:: Stated exercise ::
Don't include pictures. Quote the lines below from the first through the line that contains "iv_right = [-6.1, -2.9, 0.0, 3.2, 5.9, 8.5, 11.0]".

--- Material provided ---

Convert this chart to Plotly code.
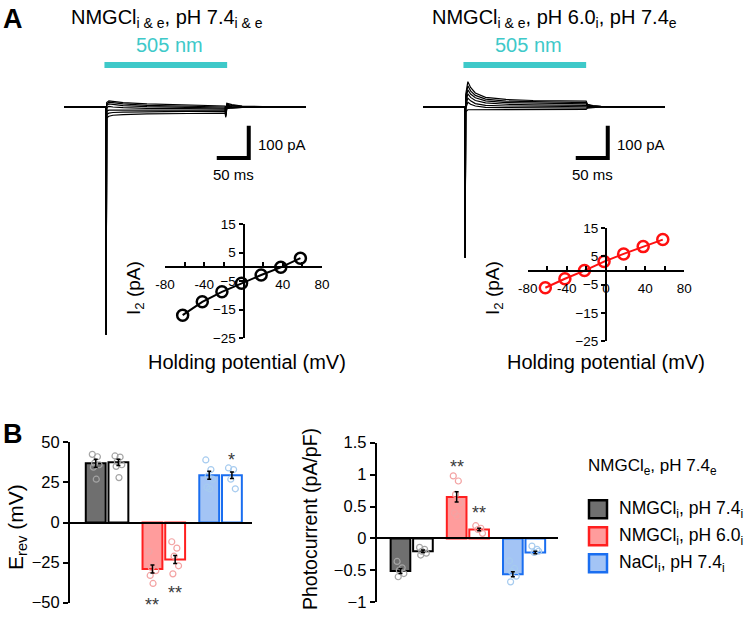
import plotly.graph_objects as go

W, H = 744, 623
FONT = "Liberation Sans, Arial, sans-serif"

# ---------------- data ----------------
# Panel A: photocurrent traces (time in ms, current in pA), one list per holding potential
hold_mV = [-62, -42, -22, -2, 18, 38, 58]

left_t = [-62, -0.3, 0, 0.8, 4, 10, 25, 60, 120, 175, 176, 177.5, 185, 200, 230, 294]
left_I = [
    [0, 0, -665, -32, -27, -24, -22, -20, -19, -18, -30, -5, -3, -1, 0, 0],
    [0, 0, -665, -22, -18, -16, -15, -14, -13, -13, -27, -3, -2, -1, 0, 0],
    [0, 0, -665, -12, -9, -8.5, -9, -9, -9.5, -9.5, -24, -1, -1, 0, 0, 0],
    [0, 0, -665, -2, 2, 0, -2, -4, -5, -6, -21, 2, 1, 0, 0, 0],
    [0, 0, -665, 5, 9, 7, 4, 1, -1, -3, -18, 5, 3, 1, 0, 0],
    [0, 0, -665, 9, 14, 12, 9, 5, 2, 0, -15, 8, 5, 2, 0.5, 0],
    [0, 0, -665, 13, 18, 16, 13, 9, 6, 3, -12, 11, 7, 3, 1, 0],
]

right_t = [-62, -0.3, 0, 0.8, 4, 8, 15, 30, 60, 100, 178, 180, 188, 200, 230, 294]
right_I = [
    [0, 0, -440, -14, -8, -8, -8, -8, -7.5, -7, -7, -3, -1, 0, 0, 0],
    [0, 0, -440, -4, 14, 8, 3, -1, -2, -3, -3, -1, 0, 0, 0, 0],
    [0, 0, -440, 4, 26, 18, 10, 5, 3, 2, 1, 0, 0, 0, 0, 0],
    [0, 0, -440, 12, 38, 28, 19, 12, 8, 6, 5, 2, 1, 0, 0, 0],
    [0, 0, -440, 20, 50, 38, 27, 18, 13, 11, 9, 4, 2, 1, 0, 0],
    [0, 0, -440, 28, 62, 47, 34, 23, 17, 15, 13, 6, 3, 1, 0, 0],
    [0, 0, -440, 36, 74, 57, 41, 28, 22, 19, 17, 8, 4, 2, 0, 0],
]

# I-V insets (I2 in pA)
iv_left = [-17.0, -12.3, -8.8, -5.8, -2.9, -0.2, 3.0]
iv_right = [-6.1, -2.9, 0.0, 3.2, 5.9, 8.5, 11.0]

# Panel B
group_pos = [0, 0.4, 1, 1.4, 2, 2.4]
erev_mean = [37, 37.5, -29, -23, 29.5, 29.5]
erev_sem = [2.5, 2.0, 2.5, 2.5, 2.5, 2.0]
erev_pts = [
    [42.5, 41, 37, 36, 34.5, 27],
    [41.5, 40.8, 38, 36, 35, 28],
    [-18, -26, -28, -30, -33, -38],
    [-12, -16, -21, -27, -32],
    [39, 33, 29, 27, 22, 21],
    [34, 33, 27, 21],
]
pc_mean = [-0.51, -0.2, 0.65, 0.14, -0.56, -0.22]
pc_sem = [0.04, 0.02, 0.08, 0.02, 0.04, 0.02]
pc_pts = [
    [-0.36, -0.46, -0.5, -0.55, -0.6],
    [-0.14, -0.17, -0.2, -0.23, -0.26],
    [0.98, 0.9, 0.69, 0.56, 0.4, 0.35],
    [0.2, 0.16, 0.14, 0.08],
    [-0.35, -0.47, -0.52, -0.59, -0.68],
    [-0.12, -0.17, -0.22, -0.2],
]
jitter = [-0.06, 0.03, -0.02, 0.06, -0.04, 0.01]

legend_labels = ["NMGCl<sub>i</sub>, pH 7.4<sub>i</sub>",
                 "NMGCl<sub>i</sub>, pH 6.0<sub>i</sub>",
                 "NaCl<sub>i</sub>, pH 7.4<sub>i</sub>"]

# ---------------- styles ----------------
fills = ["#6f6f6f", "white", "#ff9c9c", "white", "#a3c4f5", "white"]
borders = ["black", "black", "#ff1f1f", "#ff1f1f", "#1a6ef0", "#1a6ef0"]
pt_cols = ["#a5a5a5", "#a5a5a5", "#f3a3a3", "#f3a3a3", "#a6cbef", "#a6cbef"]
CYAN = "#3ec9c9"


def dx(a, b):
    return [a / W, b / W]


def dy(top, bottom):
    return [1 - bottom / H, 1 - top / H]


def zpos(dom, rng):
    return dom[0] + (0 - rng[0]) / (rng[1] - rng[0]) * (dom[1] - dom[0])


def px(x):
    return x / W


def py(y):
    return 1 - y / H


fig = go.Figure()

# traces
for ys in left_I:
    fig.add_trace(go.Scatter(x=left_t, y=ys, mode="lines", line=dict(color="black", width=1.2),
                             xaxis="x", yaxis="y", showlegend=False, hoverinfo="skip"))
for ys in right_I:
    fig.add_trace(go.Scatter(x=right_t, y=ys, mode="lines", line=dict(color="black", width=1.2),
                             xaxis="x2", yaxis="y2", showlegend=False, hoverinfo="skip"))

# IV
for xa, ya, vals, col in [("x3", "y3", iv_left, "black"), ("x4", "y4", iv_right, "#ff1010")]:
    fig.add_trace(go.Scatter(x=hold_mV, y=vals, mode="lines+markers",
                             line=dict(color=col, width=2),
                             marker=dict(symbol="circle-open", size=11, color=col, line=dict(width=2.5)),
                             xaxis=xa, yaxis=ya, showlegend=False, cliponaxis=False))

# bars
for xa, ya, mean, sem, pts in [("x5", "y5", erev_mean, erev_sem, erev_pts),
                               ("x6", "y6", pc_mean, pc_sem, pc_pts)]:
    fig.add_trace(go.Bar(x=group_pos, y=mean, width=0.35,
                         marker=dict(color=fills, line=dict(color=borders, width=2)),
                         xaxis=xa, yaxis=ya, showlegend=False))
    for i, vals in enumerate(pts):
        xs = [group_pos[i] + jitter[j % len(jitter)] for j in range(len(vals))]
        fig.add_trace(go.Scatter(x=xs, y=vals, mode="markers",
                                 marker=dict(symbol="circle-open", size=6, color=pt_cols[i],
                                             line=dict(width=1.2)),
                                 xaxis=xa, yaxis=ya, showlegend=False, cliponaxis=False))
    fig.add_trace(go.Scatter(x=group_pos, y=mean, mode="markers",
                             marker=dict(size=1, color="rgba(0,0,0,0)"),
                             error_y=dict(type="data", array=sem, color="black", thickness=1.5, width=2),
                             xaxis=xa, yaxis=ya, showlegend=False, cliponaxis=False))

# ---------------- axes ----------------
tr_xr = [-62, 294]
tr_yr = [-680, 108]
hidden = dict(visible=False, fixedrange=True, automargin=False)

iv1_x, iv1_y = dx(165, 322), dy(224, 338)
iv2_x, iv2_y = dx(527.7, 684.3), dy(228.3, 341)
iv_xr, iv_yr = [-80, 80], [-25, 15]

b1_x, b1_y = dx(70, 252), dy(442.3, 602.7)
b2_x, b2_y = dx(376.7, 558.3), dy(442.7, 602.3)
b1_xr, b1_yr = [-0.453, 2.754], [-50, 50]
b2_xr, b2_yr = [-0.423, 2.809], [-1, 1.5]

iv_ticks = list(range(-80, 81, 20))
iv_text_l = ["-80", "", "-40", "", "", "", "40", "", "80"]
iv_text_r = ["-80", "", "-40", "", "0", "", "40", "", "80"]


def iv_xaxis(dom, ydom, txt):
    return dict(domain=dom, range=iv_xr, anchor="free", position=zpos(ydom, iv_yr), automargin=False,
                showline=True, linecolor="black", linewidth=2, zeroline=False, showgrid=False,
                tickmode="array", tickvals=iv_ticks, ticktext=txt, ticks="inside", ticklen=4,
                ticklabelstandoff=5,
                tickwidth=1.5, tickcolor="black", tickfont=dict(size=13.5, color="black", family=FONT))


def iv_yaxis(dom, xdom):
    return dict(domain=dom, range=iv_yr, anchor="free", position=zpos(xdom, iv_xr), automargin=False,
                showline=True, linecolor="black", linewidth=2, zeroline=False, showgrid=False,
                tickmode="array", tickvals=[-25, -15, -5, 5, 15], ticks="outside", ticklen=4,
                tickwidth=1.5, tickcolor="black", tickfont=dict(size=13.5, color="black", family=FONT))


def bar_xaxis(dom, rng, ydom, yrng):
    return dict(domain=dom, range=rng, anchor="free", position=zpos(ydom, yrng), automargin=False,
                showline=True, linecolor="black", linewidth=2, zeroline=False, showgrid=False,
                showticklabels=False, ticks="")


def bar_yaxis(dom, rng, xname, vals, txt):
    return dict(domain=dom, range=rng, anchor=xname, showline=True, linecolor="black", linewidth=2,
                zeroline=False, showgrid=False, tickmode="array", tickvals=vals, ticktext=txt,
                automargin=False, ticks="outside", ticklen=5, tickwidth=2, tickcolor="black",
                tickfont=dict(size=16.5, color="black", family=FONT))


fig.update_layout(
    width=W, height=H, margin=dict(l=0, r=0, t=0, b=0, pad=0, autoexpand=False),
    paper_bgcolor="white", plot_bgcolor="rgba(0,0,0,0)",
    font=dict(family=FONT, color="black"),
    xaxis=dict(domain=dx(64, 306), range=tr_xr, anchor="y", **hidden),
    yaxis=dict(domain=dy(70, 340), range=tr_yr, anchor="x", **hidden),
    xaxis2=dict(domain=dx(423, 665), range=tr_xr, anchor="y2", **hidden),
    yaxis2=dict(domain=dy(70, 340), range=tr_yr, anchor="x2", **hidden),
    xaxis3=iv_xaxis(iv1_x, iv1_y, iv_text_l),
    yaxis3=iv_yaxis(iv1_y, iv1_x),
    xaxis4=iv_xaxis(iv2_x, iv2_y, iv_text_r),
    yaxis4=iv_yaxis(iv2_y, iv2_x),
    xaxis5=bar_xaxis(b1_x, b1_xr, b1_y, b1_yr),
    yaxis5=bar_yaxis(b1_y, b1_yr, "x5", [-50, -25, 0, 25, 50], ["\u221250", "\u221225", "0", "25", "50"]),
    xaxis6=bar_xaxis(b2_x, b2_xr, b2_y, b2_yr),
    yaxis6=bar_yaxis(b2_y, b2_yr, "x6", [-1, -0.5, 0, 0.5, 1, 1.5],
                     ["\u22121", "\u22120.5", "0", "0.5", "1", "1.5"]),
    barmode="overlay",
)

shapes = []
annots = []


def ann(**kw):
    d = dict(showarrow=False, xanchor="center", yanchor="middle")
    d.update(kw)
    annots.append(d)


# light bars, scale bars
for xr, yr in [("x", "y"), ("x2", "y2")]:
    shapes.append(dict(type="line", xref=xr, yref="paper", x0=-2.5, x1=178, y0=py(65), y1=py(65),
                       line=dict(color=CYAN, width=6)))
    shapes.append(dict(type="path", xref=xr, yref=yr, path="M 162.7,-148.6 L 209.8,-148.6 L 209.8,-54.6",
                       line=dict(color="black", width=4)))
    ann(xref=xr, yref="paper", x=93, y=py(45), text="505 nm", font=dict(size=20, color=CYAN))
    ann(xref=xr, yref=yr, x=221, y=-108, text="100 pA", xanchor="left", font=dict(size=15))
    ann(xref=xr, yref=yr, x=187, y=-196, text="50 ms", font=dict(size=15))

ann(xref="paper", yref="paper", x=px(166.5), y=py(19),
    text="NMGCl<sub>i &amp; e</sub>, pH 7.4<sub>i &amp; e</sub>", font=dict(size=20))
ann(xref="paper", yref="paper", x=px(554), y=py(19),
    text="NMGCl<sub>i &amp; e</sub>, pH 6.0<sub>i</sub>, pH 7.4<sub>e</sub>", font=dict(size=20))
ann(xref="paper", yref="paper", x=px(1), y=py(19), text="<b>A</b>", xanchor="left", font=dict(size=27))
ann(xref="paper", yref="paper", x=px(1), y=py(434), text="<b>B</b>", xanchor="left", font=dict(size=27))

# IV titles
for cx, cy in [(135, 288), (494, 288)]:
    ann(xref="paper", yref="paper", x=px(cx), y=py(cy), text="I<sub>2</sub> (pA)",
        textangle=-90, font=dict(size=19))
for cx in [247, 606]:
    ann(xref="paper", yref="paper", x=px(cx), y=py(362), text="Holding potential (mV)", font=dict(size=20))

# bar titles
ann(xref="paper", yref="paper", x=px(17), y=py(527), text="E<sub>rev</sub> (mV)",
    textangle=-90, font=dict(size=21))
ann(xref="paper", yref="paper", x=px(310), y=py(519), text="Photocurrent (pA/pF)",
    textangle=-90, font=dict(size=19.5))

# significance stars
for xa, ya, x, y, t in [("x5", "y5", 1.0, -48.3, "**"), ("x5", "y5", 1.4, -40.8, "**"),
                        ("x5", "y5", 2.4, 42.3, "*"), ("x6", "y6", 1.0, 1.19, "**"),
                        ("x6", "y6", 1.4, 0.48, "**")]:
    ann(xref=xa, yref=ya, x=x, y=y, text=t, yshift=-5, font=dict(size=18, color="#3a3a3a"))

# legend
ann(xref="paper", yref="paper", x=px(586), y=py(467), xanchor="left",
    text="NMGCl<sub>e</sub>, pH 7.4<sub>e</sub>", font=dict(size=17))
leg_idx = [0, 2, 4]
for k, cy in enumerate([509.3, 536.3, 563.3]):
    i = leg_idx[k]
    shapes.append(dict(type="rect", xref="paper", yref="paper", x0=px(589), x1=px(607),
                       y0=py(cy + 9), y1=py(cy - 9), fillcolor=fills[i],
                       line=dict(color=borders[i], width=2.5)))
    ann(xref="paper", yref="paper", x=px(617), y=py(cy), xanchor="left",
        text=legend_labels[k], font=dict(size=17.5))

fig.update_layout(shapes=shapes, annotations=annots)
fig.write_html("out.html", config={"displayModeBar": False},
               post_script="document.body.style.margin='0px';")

---

:: Completed exercise ::
Convert this chart to Plotly code.
import plotly.graph_objects as go

W, H = 744, 623
FONT = "Liberation Sans, Arial, sans-serif"

# ---------------- data ----------------
# Panel A: photocurrent traces (time in ms, current in pA), one list per holding potential
hold_mV = [-62, -42, -22, -2, 18, 38, 58]

left_t = [-62, -0.3, 0, 0.8, 4, 10, 25, 60, 120, 175, 176, 177.5, 185, 200, 230, 294]
left_I = [
    [0, 0, -665, -32, -27, -24, -22, -20, -19, -18, -30, -5, -3, -1, 0, 0],
    [0, 0, -665, -22, -18, -16, -15, -14, -13, -13, -27, -3, -2, -1, 0, 0],
    [0, 0, -665, -12, -9, -8.5, -9, -9, -9.5, -9.5, -24, -1, -1, 0, 0, 0],
    [0, 0, -665, -2, 2, 0, -2, -4, -5, -6, -21, 2, 1, 0, 0, 0],
    [0, 0, -665, 5, 9, 7, 4, 1, -1, -3, -18, 5, 3, 1, 0, 0],
    [0, 0, -665, 9, 14, 12, 9, 5, 2, 0, -15, 8, 5, 2, 0.5, 0],
    [0, 0, -665, 13, 18, 16, 13, 9, 6, 3, -12, 11, 7, 3, 1, 0],
]

right_t = [-62, -0.3, 0, 0.8, 4, 8, 15, 30, 60, 100, 178, 180, 188, 200, 230, 294]
right_I = [
    [0, 0, -440, -14, -8, -8, -8, -8, -7.5, -7, -7, -3, -1, 0, 0, 0],
    [0, 0, -440, -4, 14, 8, 3, -1, -2, -3, -3, -1, 0, 0, 0, 0],
    [0, 0, -440, 4, 26, 18, 10, 5, 3, 2, 1, 0, 0, 0, 0, 0],
    [0, 0, -440, 12, 38, 28, 19, 12, 8, 6, 5, 2, 1, 0, 0, 0],
    [0, 0, -440, 20, 50, 38, 27, 18, 13, 11, 9, 4, 2, 1, 0, 0],
    [0, 0, -440, 28, 62, 47, 34, 23, 17, 15, 13, 6, 3, 1, 0, 0],
    [0, 0, -440, 36, 74, 57, 41, 28, 22, 19, 17, 8, 4, 2, 0, 0],
]

# I-V insets (I2 in pA)
iv_left = [-17.0, -12.3, -8.8, -5.8, -2.9, -0.2, 3.0]
iv_right = [-6.1, -2.9, 0.0, 3.2, 5.9, 8.5, 11.0]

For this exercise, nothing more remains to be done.